New York: For mothers-to-be, consuming high-fructose diet during pregnancy may cause defects in the placenta and restrict foetal growth, warns a study, adding that this may increase the baby’s risk of developing metabolic health problems in adulthood.
The findings suggest that it may be possible to devise a prenatal screening test and treatment plan for pregnant women with high-fructose levels.
“It is becoming increasingly critical to understand how fructose consumption is impacting human health. This study shows potentially negative effects of a high-fructose diet during pregnancy,” said senior study author Kelle H. Moley from Washington University in St. Louis.
“The negative effect of excess fructose in humans is likely to lead to an exacerbation of the problems seen in mice,” Moley stated in the paper published in the online journal Scientific Reports.
Elevated levels of uric acid and triglycerides in healthy mice that were fed a high-fructose diet during pregnancy resulted in smaller foetuses and larger placentas than those fed standard rodent chow.

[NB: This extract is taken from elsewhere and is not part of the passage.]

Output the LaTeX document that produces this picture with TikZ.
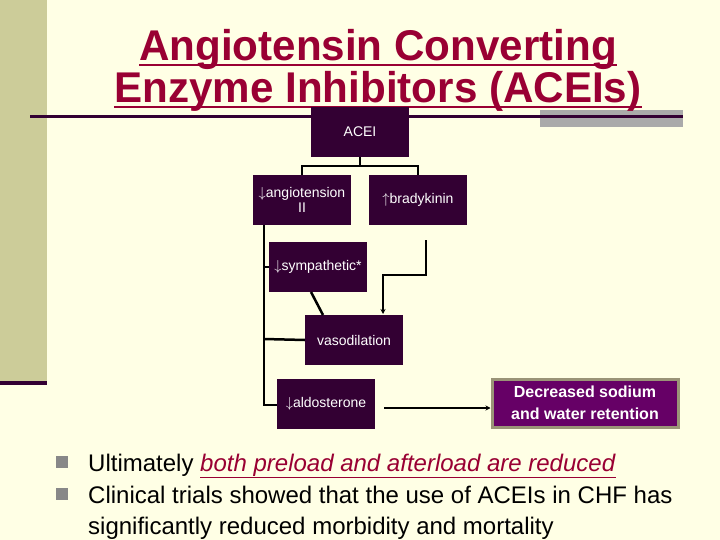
\documentclass[tikz,border=0pt]{standalone}
\usepackage{fontspec}
\setmainfont{Liberation Sans}
\usetikzlibrary{arrows.meta}
\definecolor{bg}{HTML}{FFFFE5}
\definecolor{band}{HTML}{CCCC99}
\definecolor{dk}{HTML}{330033}
\definecolor{pur}{HTML}{660066}
\definecolor{titc}{HTML}{990033}
\definecolor{gbar}{HTML}{AAAAAA}
\definecolor{brd}{HTML}{9A9477}
\tikzset{
 box/.style={fill=dk,text=white,minimum width=98pt,minimum height=50pt,inner sep=1pt,align=center,font=\fontsize{14}{15}\selectfont},
 conn/.style={draw=black,line width=2.5pt},
 arr/.style={draw=black,line width=2pt,-{Stealth[length=5pt,width=5pt]}},
 ttl/.style={font=\bfseries\fontsize{43}{46}\selectfont,text=titc,inner sep=0,anchor=base}
}
\begin{document}
\begin{tikzpicture}[x=1pt,y=-1pt]
\useasboundingbox (0,0) rectangle (720,540);
\fill[bg] (0,0) rectangle (720,540);
\fill[band] (0,0) rectangle (47,383);
\fill[dk] (0,381) rectangle (47,385);
\fill[gbar] (540,110) rectangle (683,127);
\draw[dk,line width=3pt] (30,117) -- (683,117);
\node[ttl] (t1) at (378,61) {\scalebox{0.98}[1]{Angiotensin Converting}};
\node[ttl] (t2) at (378,103) {\scalebox{0.98}[1]{Enzyme Inhibitors (ACEIs)}};
\draw[titc,line width=2.5pt] (t1.base west)++(0,4) -- ([yshift=-4pt]t1.base east);
\draw[titc,line width=2.5pt] (t2.base west)++(0,4) -- ([yshift=-4pt]t2.base east);
\node[box] (acei) at (360,132) {ACEI};
\node[box] (ang) at (302,200) {$\downarrow$angiotension\\II};
\node[box] (bra) at (418,200) {$\uparrow$bradykinin};
\node[box] (sym) at (318,267) {$\downarrow$sympathetic*};
\node[box] (vas) at (354,340) {vasodilation};
\node[box] (ald) at (326,404) {$\downarrow$aldosterone};
\node[fill=pur,draw=brd,line width=3pt,text=white,minimum width=186pt,minimum height=48pt,align=center,font=\bfseries\fontsize{16}{22}\selectfont] (dec) at (585,403) {Decreased sodium\\and water retention};
\coordinate (j1) at (360,166);
\draw[conn] (acei.south) -- (j1);
\draw[conn] (ang.north) -- (302,166) -- (418,166) -- (bra.north);
\coordinate (lt) at (264,225);
\coordinate (lb) at (264,405);
\draw[conn] (lt) -- (lb) -- (ald.west|-lb);
\draw[conn] (264,267) -- (sym.west);
\draw[conn] (264,339) -- (vas.west);
\coordinate (b0) at (426,240);
\draw[arr] (b0) -- (426,275) -- (383,275) -- (383,314);
\draw[conn] (311,292) -- (323,315);
\coordinate (a0) at (384,408);
\draw[arr] (a0) -- (dec.west|-a0);
\fill[gbar!80!black] (56,456) rectangle (68,468);
\fill[gbar!80!black] (56,488) rectangle (68,500);
\node[anchor=base west,font=\fontsize{24}{31}\selectfont,inner sep=0] (b1) at (88,471)
 {Ultimately \textcolor{titc}{\underline{\textit{both preload and afterload are reduced}}}};
\node[anchor=base west,font=\fontsize{24}{31}\selectfont,inner sep=0] (b2) at (88,503)
 {Clinical trials showed that the use of ACEIs in CHF has};
\node[anchor=base west,font=\fontsize{24}{31}\selectfont,inner sep=0] (b3) at (88,534)
 {significantly reduced morbidity and mortality};
\end{tikzpicture}
\end{document}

To assess the relevance of the mouse data in pregnant women, the team examined the association between fructose and placental uric acid levels in a small controlled group of 18 women who underwent scheduled cesarean sections.
The women had no disorders that would have caused elevated uric acid.
“We found a correlation suggesting similar maternal and fetal effects occur in humans,” Moley said.
“Small fetus may grow more after birth as in later adulthood they try to compensate it by struggling with obesity and other health problems,” Moley added.
In the mouse model, researchers found that giving mice with high-fructose levels the common drug allopurinol – a prescription medication that reduces uric acid – reversed the refined sugar’s negative maternal and foetal effects by reducing the levels of uric acid in the placenta.
Besides advising pregnant women to limit fructose in their diets, treatment for those with high-fructose levels may include administering allopurinol, which crosses the placenta and generally is considered safe to take late in the second or third trimester during pregnancy, Moley said.